- **THE EXERCISE**: Give again, word for word, the lines below that run from the line with "Write the Chart.js code for this chart." through the line with "const fmt = (v)". Drop the pictures.

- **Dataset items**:
______
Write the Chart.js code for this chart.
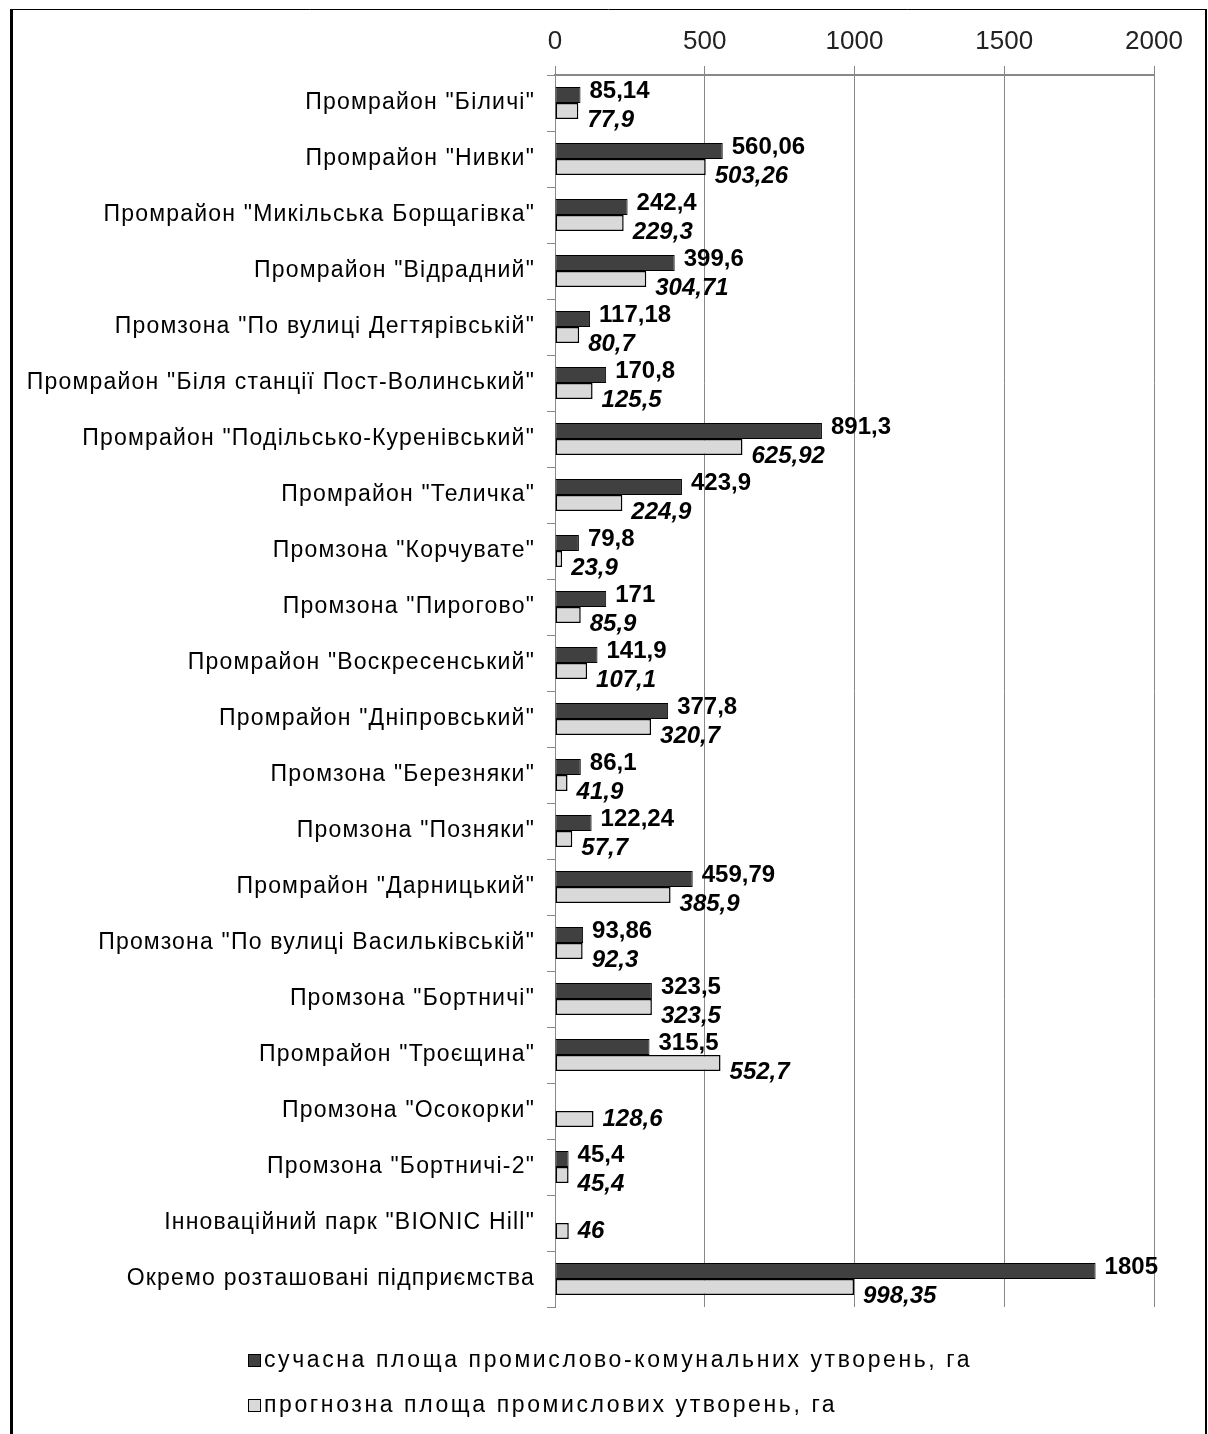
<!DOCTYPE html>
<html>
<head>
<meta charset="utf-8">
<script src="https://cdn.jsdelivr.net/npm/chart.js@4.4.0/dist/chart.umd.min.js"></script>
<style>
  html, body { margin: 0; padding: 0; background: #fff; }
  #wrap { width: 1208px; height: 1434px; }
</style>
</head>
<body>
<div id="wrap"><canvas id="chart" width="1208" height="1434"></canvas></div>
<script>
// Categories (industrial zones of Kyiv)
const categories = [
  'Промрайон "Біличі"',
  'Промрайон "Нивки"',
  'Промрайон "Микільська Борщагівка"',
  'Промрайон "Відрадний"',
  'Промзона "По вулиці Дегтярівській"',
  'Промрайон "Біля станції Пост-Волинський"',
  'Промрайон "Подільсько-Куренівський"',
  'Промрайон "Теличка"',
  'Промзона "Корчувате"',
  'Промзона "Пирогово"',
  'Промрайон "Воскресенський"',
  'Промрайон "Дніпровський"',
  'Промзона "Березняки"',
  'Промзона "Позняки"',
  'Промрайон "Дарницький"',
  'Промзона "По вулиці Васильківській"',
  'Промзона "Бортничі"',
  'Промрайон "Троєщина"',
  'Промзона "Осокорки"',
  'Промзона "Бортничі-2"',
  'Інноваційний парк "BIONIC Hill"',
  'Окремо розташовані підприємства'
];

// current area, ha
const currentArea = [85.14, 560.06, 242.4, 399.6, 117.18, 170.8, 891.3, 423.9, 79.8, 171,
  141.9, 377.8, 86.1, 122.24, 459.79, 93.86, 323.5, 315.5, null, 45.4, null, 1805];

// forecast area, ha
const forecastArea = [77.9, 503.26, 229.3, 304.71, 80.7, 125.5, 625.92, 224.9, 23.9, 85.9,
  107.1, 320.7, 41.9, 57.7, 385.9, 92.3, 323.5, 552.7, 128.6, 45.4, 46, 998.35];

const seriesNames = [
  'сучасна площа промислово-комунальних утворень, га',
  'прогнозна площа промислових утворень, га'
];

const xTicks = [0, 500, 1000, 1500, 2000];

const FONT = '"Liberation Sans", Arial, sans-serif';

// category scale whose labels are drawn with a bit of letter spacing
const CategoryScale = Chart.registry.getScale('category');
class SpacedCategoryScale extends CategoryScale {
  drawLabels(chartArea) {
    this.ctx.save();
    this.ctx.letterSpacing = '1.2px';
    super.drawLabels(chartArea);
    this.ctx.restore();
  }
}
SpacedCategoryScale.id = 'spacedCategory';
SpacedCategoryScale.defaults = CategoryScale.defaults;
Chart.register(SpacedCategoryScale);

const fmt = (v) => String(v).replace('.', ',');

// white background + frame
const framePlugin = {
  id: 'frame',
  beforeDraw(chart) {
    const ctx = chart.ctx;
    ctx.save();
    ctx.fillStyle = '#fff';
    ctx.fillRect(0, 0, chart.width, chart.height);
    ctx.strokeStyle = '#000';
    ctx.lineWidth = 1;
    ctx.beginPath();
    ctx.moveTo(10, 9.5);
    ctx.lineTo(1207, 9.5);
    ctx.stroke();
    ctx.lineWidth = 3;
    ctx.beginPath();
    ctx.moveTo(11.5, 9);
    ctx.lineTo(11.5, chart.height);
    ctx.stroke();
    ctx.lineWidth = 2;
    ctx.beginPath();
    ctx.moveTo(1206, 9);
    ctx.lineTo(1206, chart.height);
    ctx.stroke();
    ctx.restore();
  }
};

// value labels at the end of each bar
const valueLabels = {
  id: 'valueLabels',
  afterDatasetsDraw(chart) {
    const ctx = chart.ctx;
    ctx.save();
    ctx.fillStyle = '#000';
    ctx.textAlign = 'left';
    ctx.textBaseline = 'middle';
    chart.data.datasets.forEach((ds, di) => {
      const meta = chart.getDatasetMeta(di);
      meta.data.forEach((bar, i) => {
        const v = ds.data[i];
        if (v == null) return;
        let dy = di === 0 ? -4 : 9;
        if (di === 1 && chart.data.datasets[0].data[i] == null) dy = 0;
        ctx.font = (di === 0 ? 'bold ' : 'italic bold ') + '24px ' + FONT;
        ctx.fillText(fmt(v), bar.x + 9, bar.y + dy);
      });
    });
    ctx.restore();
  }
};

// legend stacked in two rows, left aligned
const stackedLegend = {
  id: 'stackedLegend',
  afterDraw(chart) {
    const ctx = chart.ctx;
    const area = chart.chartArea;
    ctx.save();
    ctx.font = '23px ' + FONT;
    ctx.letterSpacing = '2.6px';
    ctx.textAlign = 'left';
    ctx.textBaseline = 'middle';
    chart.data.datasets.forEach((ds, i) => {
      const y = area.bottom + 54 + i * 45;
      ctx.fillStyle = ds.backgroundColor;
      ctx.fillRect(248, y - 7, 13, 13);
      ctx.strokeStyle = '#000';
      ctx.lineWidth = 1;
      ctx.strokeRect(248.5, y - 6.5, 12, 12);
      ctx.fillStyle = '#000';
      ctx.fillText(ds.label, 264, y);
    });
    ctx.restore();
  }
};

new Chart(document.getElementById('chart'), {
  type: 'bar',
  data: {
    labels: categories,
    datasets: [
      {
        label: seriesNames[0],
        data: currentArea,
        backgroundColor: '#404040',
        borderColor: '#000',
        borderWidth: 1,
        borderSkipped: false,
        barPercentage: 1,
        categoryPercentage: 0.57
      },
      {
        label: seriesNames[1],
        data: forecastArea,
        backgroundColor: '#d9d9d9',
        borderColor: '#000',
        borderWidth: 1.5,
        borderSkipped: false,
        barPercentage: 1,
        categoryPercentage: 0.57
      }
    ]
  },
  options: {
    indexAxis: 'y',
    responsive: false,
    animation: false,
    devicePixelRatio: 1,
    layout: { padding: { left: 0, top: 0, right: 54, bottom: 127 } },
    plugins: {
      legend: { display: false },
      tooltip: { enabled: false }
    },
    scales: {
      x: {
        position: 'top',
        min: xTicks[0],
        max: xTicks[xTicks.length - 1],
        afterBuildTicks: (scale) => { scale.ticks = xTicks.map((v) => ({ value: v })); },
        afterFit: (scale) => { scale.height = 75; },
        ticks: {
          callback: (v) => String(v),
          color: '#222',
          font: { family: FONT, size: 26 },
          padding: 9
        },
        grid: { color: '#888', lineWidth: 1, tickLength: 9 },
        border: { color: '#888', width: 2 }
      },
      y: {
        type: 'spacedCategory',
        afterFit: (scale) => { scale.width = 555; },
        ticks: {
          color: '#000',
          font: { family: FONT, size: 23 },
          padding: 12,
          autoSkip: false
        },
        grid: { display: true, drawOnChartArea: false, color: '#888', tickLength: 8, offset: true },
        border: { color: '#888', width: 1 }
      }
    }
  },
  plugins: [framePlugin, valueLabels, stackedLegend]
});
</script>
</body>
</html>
______
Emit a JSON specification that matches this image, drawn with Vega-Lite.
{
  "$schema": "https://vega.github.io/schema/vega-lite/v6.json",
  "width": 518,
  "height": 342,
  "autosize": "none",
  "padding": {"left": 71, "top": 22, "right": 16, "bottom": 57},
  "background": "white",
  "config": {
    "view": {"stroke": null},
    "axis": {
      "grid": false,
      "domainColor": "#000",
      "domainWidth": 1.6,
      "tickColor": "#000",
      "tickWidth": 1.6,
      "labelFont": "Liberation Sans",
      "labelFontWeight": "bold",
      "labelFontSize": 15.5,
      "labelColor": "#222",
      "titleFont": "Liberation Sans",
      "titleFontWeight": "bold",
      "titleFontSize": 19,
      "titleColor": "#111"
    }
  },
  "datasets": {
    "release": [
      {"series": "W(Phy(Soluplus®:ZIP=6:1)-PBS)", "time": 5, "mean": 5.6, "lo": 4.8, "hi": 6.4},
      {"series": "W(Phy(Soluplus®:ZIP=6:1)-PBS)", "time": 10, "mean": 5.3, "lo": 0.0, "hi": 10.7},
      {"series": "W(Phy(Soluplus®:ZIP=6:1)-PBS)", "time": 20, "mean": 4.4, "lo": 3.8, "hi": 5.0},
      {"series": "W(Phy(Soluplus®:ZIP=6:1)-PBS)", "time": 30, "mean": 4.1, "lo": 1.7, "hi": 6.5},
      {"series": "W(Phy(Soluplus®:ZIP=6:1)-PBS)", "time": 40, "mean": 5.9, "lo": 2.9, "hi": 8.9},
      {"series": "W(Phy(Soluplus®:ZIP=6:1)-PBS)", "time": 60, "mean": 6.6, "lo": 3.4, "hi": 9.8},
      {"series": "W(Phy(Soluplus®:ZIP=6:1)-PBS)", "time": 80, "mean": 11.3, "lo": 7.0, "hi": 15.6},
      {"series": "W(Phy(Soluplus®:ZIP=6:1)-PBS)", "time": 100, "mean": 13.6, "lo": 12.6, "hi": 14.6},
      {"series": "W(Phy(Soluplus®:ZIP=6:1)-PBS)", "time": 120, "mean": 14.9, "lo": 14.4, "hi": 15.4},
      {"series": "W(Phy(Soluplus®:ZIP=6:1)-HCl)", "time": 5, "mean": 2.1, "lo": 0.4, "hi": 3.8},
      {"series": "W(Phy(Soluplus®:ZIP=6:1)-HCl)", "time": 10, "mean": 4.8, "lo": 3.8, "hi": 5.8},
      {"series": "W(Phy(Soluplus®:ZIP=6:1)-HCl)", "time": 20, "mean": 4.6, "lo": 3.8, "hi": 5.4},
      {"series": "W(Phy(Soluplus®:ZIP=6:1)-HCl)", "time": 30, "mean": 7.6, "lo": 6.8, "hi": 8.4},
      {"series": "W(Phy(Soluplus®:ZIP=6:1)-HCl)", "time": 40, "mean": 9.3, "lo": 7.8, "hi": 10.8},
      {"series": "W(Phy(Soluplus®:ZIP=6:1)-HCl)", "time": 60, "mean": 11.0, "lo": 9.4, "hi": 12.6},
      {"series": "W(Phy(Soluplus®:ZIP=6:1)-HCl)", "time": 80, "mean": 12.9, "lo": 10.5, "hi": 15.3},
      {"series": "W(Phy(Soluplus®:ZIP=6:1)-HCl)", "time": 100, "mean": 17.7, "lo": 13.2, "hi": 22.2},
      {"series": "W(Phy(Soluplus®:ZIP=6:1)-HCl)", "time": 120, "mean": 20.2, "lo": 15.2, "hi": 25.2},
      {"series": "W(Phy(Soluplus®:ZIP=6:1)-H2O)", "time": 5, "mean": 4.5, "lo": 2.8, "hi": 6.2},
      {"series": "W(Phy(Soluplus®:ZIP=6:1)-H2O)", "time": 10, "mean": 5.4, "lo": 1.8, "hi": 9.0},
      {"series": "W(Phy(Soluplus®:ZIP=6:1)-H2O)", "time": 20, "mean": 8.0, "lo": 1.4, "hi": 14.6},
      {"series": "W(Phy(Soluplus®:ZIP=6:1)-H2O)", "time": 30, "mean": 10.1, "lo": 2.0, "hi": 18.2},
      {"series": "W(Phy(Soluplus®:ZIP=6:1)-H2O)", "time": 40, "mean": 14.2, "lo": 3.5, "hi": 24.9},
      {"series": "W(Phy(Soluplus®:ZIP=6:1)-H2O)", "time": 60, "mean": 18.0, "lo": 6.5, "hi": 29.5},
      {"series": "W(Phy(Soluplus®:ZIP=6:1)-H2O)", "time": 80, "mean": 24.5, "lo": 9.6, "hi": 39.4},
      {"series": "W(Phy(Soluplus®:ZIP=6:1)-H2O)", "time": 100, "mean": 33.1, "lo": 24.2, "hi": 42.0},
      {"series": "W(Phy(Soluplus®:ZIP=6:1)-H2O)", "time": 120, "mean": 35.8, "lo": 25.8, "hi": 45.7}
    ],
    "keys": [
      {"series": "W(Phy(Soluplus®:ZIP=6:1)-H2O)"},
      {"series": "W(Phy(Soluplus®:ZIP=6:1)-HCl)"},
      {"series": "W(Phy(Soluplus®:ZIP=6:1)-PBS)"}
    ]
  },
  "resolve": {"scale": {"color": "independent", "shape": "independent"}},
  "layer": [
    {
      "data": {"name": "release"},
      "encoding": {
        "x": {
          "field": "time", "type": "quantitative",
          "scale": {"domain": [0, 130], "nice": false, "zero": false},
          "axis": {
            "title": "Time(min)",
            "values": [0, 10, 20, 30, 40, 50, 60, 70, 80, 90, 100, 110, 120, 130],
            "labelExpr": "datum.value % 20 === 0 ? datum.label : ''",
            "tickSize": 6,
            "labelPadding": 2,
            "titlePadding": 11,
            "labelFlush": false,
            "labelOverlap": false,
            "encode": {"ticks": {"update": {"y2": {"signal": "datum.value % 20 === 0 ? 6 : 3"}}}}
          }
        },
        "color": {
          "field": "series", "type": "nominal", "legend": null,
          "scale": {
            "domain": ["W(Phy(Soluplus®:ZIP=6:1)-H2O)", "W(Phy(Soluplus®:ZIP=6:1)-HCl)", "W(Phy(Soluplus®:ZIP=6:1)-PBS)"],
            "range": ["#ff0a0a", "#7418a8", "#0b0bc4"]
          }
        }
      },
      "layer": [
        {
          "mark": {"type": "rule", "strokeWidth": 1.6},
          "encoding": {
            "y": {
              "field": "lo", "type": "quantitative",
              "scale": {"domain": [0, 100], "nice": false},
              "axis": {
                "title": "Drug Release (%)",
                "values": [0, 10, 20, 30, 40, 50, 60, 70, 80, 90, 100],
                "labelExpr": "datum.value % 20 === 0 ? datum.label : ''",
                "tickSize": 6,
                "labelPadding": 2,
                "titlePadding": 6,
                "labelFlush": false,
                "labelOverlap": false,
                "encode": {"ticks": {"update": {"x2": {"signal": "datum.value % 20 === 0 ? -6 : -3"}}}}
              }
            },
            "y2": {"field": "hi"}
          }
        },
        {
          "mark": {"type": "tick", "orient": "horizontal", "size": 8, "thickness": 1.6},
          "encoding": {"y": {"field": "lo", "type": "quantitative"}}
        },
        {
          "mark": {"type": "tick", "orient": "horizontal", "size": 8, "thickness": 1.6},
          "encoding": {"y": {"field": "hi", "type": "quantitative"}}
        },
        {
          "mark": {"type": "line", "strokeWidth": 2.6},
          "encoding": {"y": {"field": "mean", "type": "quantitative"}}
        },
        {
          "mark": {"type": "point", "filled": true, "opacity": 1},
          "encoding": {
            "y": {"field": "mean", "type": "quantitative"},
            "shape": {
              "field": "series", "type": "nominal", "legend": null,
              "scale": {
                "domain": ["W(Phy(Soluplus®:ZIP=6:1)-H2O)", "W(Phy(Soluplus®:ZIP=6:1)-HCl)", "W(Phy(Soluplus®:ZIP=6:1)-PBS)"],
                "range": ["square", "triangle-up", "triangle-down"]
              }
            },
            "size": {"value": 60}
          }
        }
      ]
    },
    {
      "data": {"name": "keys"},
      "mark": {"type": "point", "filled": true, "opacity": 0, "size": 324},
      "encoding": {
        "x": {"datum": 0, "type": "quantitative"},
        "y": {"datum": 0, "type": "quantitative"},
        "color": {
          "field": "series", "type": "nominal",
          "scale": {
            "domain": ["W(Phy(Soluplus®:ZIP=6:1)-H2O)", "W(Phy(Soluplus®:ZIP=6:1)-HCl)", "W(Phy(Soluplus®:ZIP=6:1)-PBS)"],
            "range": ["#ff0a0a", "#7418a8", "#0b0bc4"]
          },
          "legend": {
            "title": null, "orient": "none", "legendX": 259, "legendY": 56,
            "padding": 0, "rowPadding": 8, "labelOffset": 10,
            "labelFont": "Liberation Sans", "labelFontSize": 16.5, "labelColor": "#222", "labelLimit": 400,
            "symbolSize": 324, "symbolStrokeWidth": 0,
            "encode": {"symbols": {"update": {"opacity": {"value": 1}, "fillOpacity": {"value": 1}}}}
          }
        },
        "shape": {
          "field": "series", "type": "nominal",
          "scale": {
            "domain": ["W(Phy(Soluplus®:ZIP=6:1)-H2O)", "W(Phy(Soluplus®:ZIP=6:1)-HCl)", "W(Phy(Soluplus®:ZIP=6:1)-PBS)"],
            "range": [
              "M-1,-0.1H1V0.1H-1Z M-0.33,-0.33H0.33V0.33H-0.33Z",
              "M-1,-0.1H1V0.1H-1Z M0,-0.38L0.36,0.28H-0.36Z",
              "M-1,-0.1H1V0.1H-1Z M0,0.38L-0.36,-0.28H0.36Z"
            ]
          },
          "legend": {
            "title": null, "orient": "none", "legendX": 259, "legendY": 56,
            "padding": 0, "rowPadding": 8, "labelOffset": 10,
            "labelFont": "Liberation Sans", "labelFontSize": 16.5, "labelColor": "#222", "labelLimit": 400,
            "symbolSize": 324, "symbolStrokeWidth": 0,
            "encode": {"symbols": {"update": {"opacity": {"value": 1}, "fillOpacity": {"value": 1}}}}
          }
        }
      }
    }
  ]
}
______
- **EXERCISE ANSWER**:
Write the Chart.js code for this chart.
<!DOCTYPE html>
<html>
<head>
<meta charset="utf-8">
<script src="https://cdn.jsdelivr.net/npm/chart.js@4.4.0/dist/chart.umd.min.js"></script>
<style>
  html, body { margin: 0; padding: 0; background: #fff; }
  #wrap { width: 1208px; height: 1434px; }
</style>
</head>
<body>
<div id="wrap"><canvas id="chart" width="1208" height="1434"></canvas></div>
<script>
// Categories (industrial zones of Kyiv)
const categories = [
  'Промрайон "Біличі"',
  'Промрайон "Нивки"',
  'Промрайон "Микільська Борщагівка"',
  'Промрайон "Відрадний"',
  'Промзона "По вулиці Дегтярівській"',
  'Промрайон "Біля станції Пост-Волинський"',
  'Промрайон "Подільсько-Куренівський"',
  'Промрайон "Теличка"',
  'Промзона "Корчувате"',
  'Промзона "Пирогово"',
  'Промрайон "Воскресенський"',
  'Промрайон "Дніпровський"',
  'Промзона "Березняки"',
  'Промзона "Позняки"',
  'Промрайон "Дарницький"',
  'Промзона "По вулиці Васильківській"',
  'Промзона "Бортничі"',
  'Промрайон "Троєщина"',
  'Промзона "Осокорки"',
  'Промзона "Бортничі-2"',
  'Інноваційний парк "BIONIC Hill"',
  'Окремо розташовані підприємства'
];

// current area, ha
const currentArea = [85.14, 560.06, 242.4, 399.6, 117.18, 170.8, 891.3, 423.9, 79.8, 171,
  141.9, 377.8, 86.1, 122.24, 459.79, 93.86, 323.5, 315.5, null, 45.4, null, 1805];

// forecast area, ha
const forecastArea = [77.9, 503.26, 229.3, 304.71, 80.7, 125.5, 625.92, 224.9, 23.9, 85.9,
  107.1, 320.7, 41.9, 57.7, 385.9, 92.3, 323.5, 552.7, 128.6, 45.4, 46, 998.35];

const seriesNames = [
  'сучасна площа промислово-комунальних утворень, га',
  'прогнозна площа промислових утворень, га'
];

const xTicks = [0, 500, 1000, 1500, 2000];

const FONT = '"Liberation Sans", Arial, sans-serif';

// category scale whose labels are drawn with a bit of letter spacing
const CategoryScale = Chart.registry.getScale('category');
class SpacedCategoryScale extends CategoryScale {
  drawLabels(chartArea) {
    this.ctx.save();
    this.ctx.letterSpacing = '1.2px';
    super.drawLabels(chartArea);
    this.ctx.restore();
  }
}
SpacedCategoryScale.id = 'spacedCategory';
SpacedCategoryScale.defaults = CategoryScale.defaults;
Chart.register(SpacedCategoryScale);

const fmt = (v) => String(v).replace('.', ',');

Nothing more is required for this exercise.